-- Begin --

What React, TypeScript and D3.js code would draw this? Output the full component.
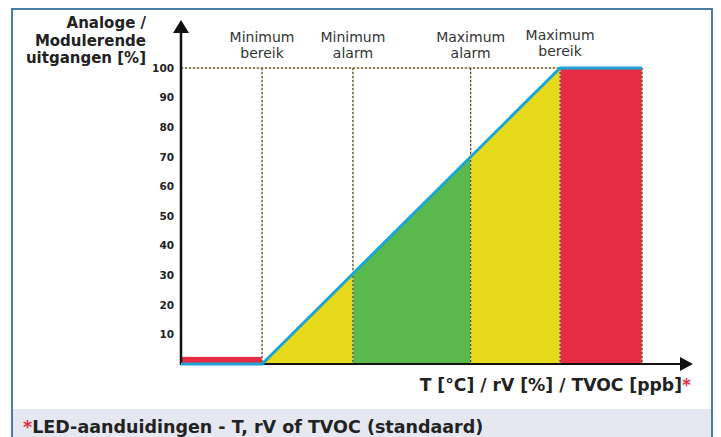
import * as d3 from "d3";

// ramp of the analog output (x in % of the measuring range, y in % output)
const curveX = [-27.2, 0, 100, 127.5];
const curveY = [0, 0, 100, 100];

// vertical markers
const markerNames = [
  ["Minimum", "bereik"],
  ["Minimum", "alarm"],
  ["Maximum", "alarm"],
  ["Maximum", "bereik"],
];
const markerValues = [0, 30.5, 70, 100];
const redEnd = 127.5;

// coloured zones under the ramp
const zoneFrom = [0, 30.5, 70];
const zoneTo = [30.5, 70, 100];
const zoneColor = ["#e6da1a", "#5ab94b", "#e6da1a"];

// red LED zones (below min / above max)
const redFrom = [-27.2, 100];
const redTo = [0, 127.5];
const redValue = [2.4, 100];

const yTicks = [10, 20, 30, 40, 50, 60, 70, 80, 90, 100];
const yTitle = ["Analoge /", "Modulerende", "uitgangen [%]"];
const xTitle = "T [°C] / rV [%] / TVOC [ppb]";
const footer = "LED-aanduidingen - T, rV of TVOC (standaard)";

const W = 721;
const H = 437;
const font = "'DejaVu Sans', Verdana, sans-serif";
const RED = "#e52c43";
const BLUE = "#1ba6d6";

export default function App() {
  const x = d3.scaleLinear().domain([-27.2, 144.6]).range([181, 693]);
  const y = d3.scaleLinear().domain([0, 100]).range([364, 68]);
  const ramp = d3.scaleLinear().domain(curveX).range(curveY);

  const area = d3
    .area<number>()
    .x((d) => x(d))
    .y0(y(0))
    .y1((d) => y(ramp(d)));

  const line = d3
    .line<number>()
    .x((d) => x(d))
    .y((d, i) => y(curveY[i]));

  const dashLine = (x1: number, y1: number, x2: number, y2: number, k: string) => (
    <g key={k}>
      <line x1={x1} y1={y1} x2={x2} y2={y2} stroke="#d8cc8a" strokeWidth={1} />
      <line x1={x1} y1={y1} x2={x2} y2={y2} stroke="#2a2a2a" strokeWidth={1} strokeDasharray="2,2" />
    </g>
  );

  return (
    <svg width={W} height={H} style={{ position: "absolute", left: 0, top: 0 }} fontFamily={font}>
      <rect x={0} y={0} width={W} height={H} fill="#fff" />
      <rect x={13} y={409} width={698} height={30} fill="#e5e8f1" />
      <rect x={12} y={9} width={700} height={440} fill="none" stroke="#4a7ba8" strokeWidth={2} />

      {/* zones */}
      {zoneFrom.map((f, i) => (
        <path key={"z" + i} d={area([f, zoneTo[i]]) || ""} fill={zoneColor[i]} />
      ))}
      {redFrom.map((f, i) => (
        <rect
          key={"r" + i}
          x={x(f)}
          y={y(redValue[i])}
          width={x(redTo[i]) - x(f)}
          height={y(0) - y(redValue[i])}
          fill={RED}
        />
      ))}

      {/* dashed guides */}
      {dashLine(x(curveX[0]), y(100), x(100), y(100), "h")}
      {markerValues.map((v, i) => dashLine(x(v), y(100), x(v), y(0), "v" + i))}
      {dashLine(x(redEnd), y(100), x(redEnd), y(0), "ve")}

      {/* axes */}
      <line x1={x(curveX[0])} y1={y(0)} x2={680} y2={y(0)} stroke="#111" strokeWidth={2} />
      <path d={`M680,357 L693,364 L680,371 Z`} fill="#111" />
      <line x1={x(curveX[0])} y1={y(0) + 1} x2={x(curveX[0])} y2={32} stroke="#111" strokeWidth={2.5} />
      <path d={`M173,33 L181,20 L189,33 Z`} fill="#111" />

      {/* ramp line */}
      <path d={line(curveX) || ""} fill="none" stroke={BLUE} strokeWidth={3} />

      {/* y ticks */}
      {yTicks.map((t) => (
        <text
          key={t}
          x={174}
          y={y(t)}
          dy="0.36em"
          textAnchor="end"
          fontSize={10.5}
          fontWeight="bold"
          fill="#222"
        >
          {t}
        </text>
      ))}

      {/* y title */}
      {yTitle.map((s, i) => (
        <text key={s} x={146} y={28 + i * 17.5} textAnchor="end" fontSize={15} fontWeight="bold" fill="#222">
          {s}
        </text>
      ))}

      {/* marker labels */}
      {markerNames.map((m, i) => (
        <text
          key={"m" + i}
          x={x(markerValues[i])}
          y={i === 3 ? 40 : 42}
          textAnchor="middle"
          fontSize={14}
          fill="#333"
        >
          <tspan x={x(markerValues[i])}>{m[0]}</tspan>
          <tspan x={x(markerValues[i])} dy={16}>
            {m[1]}
          </tspan>
        </text>
      ))}

      {/* x title */}
      <text x={691} y={391} textAnchor="end" fontSize={17.2} fontWeight="bold" fill="#222">
        {xTitle}
        <tspan fill={RED}>*</tspan>
      </text>

      {/* footer */}
      <text x={23} y={433} fontSize={17.5} fontWeight="bold" fill="#222">
        <tspan fill={RED}>*</tspan>
        {footer}
      </text>
    </svg>
  );
}
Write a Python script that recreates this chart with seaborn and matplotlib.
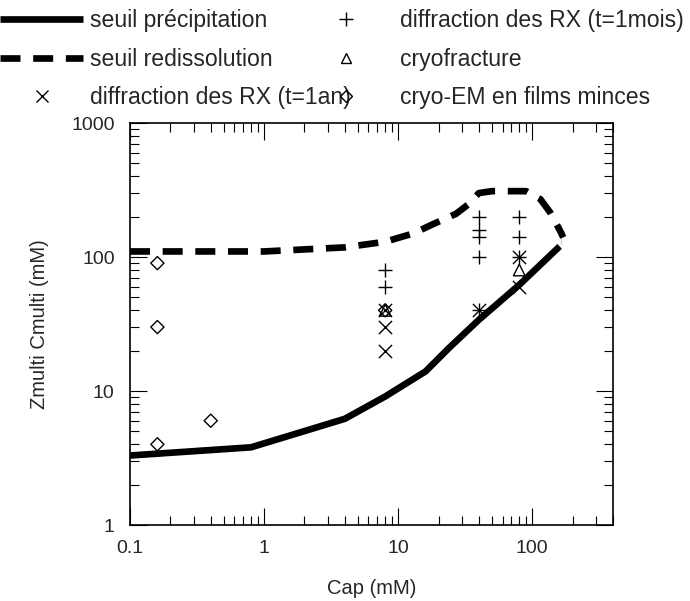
import matplotlib
matplotlib.use("Agg")
import matplotlib.pyplot as plt
from matplotlib.lines import Line2D
from matplotlib.ticker import LogLocator, FixedLocator, NullFormatter
import seaborn as sns
import pandas as pd

# seuil de précipitation (trait plein)
precip_cap = [0.1, 0.8, 4, 8, 16, 24, 40, 80, 160]
precip_z = [3.3, 3.8, 6.2, 9.1, 14, 21, 34, 62, 120]

# seuil de redissolution (tirets)
redis_cap = [0.1, 1, 4, 8, 13, 18, 27, 33, 40, 50, 90, 115, 136, 165, 170, 165]
redis_z = [110, 110, 118, 130, 150, 175, 210, 245, 300, 310, 310, 270, 215, 175, 140, 125]

# points expérimentaux
rx_mois_cap = [8, 8, 40, 40, 40, 40, 40, 80, 80, 80]
rx_mois_z = [80, 60, 200, 160, 140, 100, 40, 200, 140, 100]

rx_an_cap = [8, 8, 8, 40, 80, 80]
rx_an_z = [40, 30, 20, 40, 100, 60]

cryofrac_cap = [8, 80]
cryofrac_z = [40, 80]

cryoem_cap = [0.16, 0.16, 0.16, 0.4, 8]
cryoem_z = [90, 30, 4, 6, 40]

x_ticks = [0.1, 1, 10, 100]
x_labels = ["0.1", "1", "10", "100"]
y_ticks = [1, 10, 100, 1000]
y_labels = ["1", "10", "100", "1000"]


def main():
    sns.set_theme(style="ticks")
    plt.rcParams["font.family"] = ["Liberation Sans", "DejaVu Sans"]

    fig = plt.figure(figsize=(6.9, 6.01), dpi=100)
    ax = fig.add_axes([130 / 690, 1 - 525 / 601, 483 / 690, 402 / 601])

    df_p = pd.DataFrame({"cap": precip_cap, "z": precip_z})
    df_r = pd.DataFrame({"cap": redis_cap, "z": redis_z})
    sns.lineplot(data=df_p, x="cap", y="z", sort=False, color="black", lw=4.8,
                 ax=ax, solid_capstyle="butt")
    sns.lineplot(data=df_r, x="cap", y="z", sort=False, color="black", lw=4.8,
                 ax=ax, dashes=False)
    ax.lines[-1].set_dashes((3.0, 1.9))
    ax.lines[-1].set_dash_capstyle("butt")

    sns.scatterplot(x=rx_mois_cap, y=rx_mois_z, marker="+", s=110, color="black",
                    linewidth=1, ax=ax)
    sns.scatterplot(x=rx_an_cap, y=rx_an_z, marker="x", s=90, color="black",
                    linewidth=1, ax=ax)
    sns.scatterplot(x=cryofrac_cap, y=cryofrac_z, marker="^", s=70, facecolor="none",
                    edgecolor="black", linewidth=1, ax=ax)
    sns.scatterplot(x=cryoem_cap, y=cryoem_z, marker="D", s=45, facecolor="none",
                    edgecolor="black", linewidth=1, ax=ax)

    ax.set_xscale("log")
    ax.set_yscale("log")
    ax.set_xlim(0.1, 400)
    ax.set_ylim(1, 1000)

    ax.xaxis.set_major_locator(FixedLocator(x_ticks))
    ax.set_xticklabels(x_labels)
    ax.yaxis.set_major_locator(FixedLocator(y_ticks))
    ax.set_yticklabels(y_labels)
    ax.xaxis.set_minor_locator(LogLocator(base=10, subs=range(2, 10), numticks=20))
    ax.yaxis.set_minor_locator(LogLocator(base=10, subs=range(2, 10), numticks=20))
    ax.xaxis.set_minor_formatter(NullFormatter())
    ax.yaxis.set_minor_formatter(NullFormatter())

    ax.tick_params(which="both", direction="in", top=True, right=True, color="black",
                   width=0.8)
    ax.tick_params(which="major", length=12, labelsize=14, pad=11)
    ax.tick_params(which="minor", length=6.5)
    for sp in ax.spines.values():
        sp.set_linewidth(1.2)
        sp.set_color("black")

    ax.set_xlabel("Cap (mM)", fontsize=14.5, labelpad=16)
    ax.set_ylabel("Zmulti Cmulti (mM)", fontsize=14.5, labelpad=16)

    # légende en deux blocs au-dessus du graphe
    h1 = [Line2D([], [], color="black", lw=4.8, solid_capstyle="butt"),
          Line2D([], [], color="black", lw=4.8, dashes=(3.0, 1.9), dash_capstyle="butt"),
          Line2D([], [], ls="none", marker="x", ms=9, mew=1, color="black")]
    l1 = ["seuil précipitation", "seuil redissolution", "diffraction des RX (t=1an)"]
    h2 = [Line2D([], [], ls="none", marker="+", ms=10, mew=1, color="black"),
          Line2D([], [], ls="none", marker="^", ms=7, mew=1, mfc="none", color="black"),
          Line2D([], [], ls="none", marker="D", ms=6, mew=1, mfc="none", color="black")]
    l2 = ["diffraction des RX (t=1mois)", "cryofracture", "cryo-EM en films minces"]

    leg_kw = dict(loc="upper left", frameon=False, fontsize=16.6, borderpad=0,
                  borderaxespad=0, handlelength=3.6, labelspacing=0.68)
    fig.legend(h1, l1, bbox_to_anchor=(0.0, 1 - 9 / 601), handletextpad=0.3, **leg_kw)
    fig.legend(h2, l2, bbox_to_anchor=(304 / 690, 1 - 9 / 601), handletextpad=0.55,
               **leg_kw)

    fig.savefig("out.png", dpi=100)


if __name__ == "__main__":
    main()
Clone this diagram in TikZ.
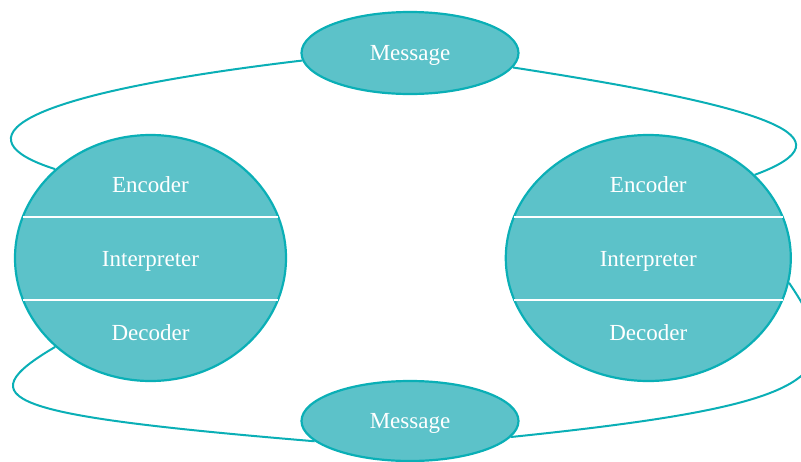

-- End --

— Given problem —
Retype the records above word for word, from their first line through the line containing "T, rV of TVOC", and leave out every picture.

— Output of the exercise —
What React, TypeScript and D3.js code would draw this? Output the full component.
import * as d3 from "d3";

// ramp of the analog output (x in % of the measuring range, y in % output)
const curveX = [-27.2, 0, 100, 127.5];
const curveY = [0, 0, 100, 100];

// vertical markers
const markerNames = [
  ["Minimum", "bereik"],
  ["Minimum", "alarm"],
  ["Maximum", "alarm"],
  ["Maximum", "bereik"],
];
const markerValues = [0, 30.5, 70, 100];
const redEnd = 127.5;

// coloured zones under the ramp
const zoneFrom = [0, 30.5, 70];
const zoneTo = [30.5, 70, 100];
const zoneColor = ["#e6da1a", "#5ab94b", "#e6da1a"];

// red LED zones (below min / above max)
const redFrom = [-27.2, 100];
const redTo = [0, 127.5];
const redValue = [2.4, 100];

const yTicks = [10, 20, 30, 40, 50, 60, 70, 80, 90, 100];
const yTitle = ["Analoge /", "Modulerende", "uitgangen [%]"];
const xTitle = "T [°C] / rV [%] / TVOC [ppb]";
const footer = "LED-aanduidingen - T, rV of TVOC (standaard)";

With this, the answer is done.